Zum ersten Punkt teilt die BaFin uns mit, dass gemäß Abschnitt. 6.1, Rz. 1-3 der ESMA-Leitlinien zu Fondsnamen “diese für OGAW-Verwaltungsgesellschaften (einschließlich OGAW, die keine Verwaltungsgesellschaft designiert haben), AIF-Verwaltungsgesellschaften (einschließlich intern verwalteter AIF), EuVECA, EuSEF und ELTIF sowie MMF-Manager gelten”. Demnach sind Vermögensanlagen inkl. Bürgerenergiebeteiligungen aus dem Schneider! Beim 2. Punkt gilt gemäß den ESMA-Leilinien, die bewusst nicht zwischen offenen Fonds und geschlossenen Altfonds/AIF unterscheiden, laut BaFin die Devise ‘mitgefangen, mitgehangen’: “Die ESMA-Leitlinien (Abschn. 6.1, Rz. 6) gelten auch für die­jenigen Fonds, die bereits aufgelegt waren, bevor die Leitlinien in allen offiziellen EU-Landessprachen auf der Internetseite der ESMA veröffentlicht werden und die nachhaltigkeitsbezogene Begriffe im Fondsnamen verwenden. Diese müssen die ESMA-Leitlinien neun Monate nach der Veröffentlichung der Leitlinien in allen offiziellen EU-Landessprachen auf der Internetseite der ESMA anwenden. Dabei unterscheiden die ESMA-Leitlinien nicht danach, ob der Vertrieb der Fondsanteile bereits beendet ist oder nicht.”

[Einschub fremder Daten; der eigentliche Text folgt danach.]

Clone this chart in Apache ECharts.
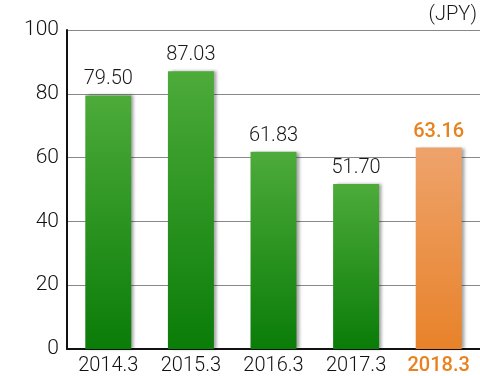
<!DOCTYPE html>
<html>
<head>
<meta charset="utf-8">
<style>
html, body { margin: 0; padding: 0; background: #fff; }
#chart { width: 480px; height: 376px; }
</style>
<script src="https://cdn.jsdelivr.net/npm/echarts@6/dist/echarts.min.js"></script>
</head>
<body>
<div id="chart"></div>
<script>
var categories = ['2014.3', '2015.3', '2016.3', '2017.3', '2018.3'];
var values = [79.50, 87.03, 61.83, 51.70, 63.16];
var yTicks = [0, 20, 40, 60, 80, 100];

var font = 'Roboto, sans-serif';

var greenFill = new echarts.graphic.LinearGradient(0, 0, 0, 1, [
    { offset: 0, color: '#4dab3a' },
    { offset: 1, color: '#0a7c08' }
]);
var orangeFill = new echarts.graphic.LinearGradient(0, 0, 0, 1, [
    { offset: 0, color: '#eea36b' },
    { offset: 1, color: '#e8822a' }
]);

var last = categories.length - 1;

var chart = echarts.init(document.getElementById('chart'));

var option = {
    animation: false,
    textStyle: { fontFamily: font, fontWeight: 300 },
    grid: { left: 67, right: 0, top: 30, bottom: 27 },
    graphic: [{
        type: 'text',
        right: 3,
        top: 5,
        style: { text: '(JPY)', font: '300 20px ' + font, fill: '#1a1a1a' }
    }],
    xAxis: {
        type: 'category',
        data: categories,
        axisLine: { lineStyle: { color: '#111', width: 2 } },
        axisTick: { show: false },
        axisLabel: {
            margin: 6,
            rich: {
                n: { fontSize: 20, color: '#111', fontWeight: 300, fontFamily: font, lineHeight: 22 },
                hl: { fontSize: 20, color: '#e8821e', fontWeight: 500, fontFamily: font, lineHeight: 22 }
            },
            formatter: function (v, i) { return (i === last ? '{hl|' : '{n|') + v + '}'; }
        }
    },
    yAxis: {
        type: 'value',
        min: yTicks[0],
        max: yTicks[yTicks.length - 1],
        interval: yTicks[1] - yTicks[0],
        axisLine: { show: true, lineStyle: { color: '#111', width: 2 } },
        axisTick: { show: false },
        axisLabel: { fontSize: 21, color: '#111', fontWeight: 300, margin: 8 },
        splitLine: { lineStyle: { color: '#888', width: 1 } }
    },
    series: [{
        type: 'bar',
        barWidth: 46,
        data: values.map(function (v, i) {
            return {
                value: v,
                itemStyle: { color: i === last ? orangeFill : greenFill },
                label: i === last ? { color: '#e8821e', fontWeight: 500 } : {}
            };
        }),
        itemStyle: {
            shadowColor: 'rgba(0,0,0,0.35)',
            shadowBlur: 3,
            shadowOffsetX: 3,
            shadowOffsetY: 0
        },
        label: {
            show: true,
            position: 'top',
            distance: 6,
            fontSize: 20,
            fontWeight: 300,
            color: '#1a1a1a',
            formatter: function (p) { return p.value.toFixed(2); }
        }
    }]
};

chart.setOption(option);
window.addEventListener('resize', function () {
    chart.resize();
});
</script>
</body>
</html>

‘k-mi’-Fazit: Ob die neuen Nachhaltigkeitsregeln für Fonds nun den Durchbruch für mehr Verständlichkeit und Stringenz bringen und das bisherige Chaos beseitigen, muss sich erst zeigen. Zumindest ist das deutliche Bemühen der BaFin in der neuen Aufsichtsmitteilung erkennbar, für mehr Verständlichkeit zu sorgen. Die Rückwirkung auf geschlossene Altfonds kommt aber wie von uns befürchtet wohl leider! Gegenüber ‘k-mi’ lässt die BaFin durch ihre abschließende Anmerkung, dass sie sich “im Rahmen der zuständigen ESMA Gremien und in Abstimmung mit den anderen europäischen Aufsichtsbehörden auch weiterhin für die Klärung der offenen Auslegungs- und Anwendungsfragen engagiert”, ein kleines Hintertürchen offen. Ob aber die Rückwirkung auf Geschlossene AIF eine solche ‘offene Anwendungsfrage’ darstellt oder es noch wird, ist derzeit noch unklar. Aber ‘k-mi’ wird natürlich konstruktiv darauf hinwirken.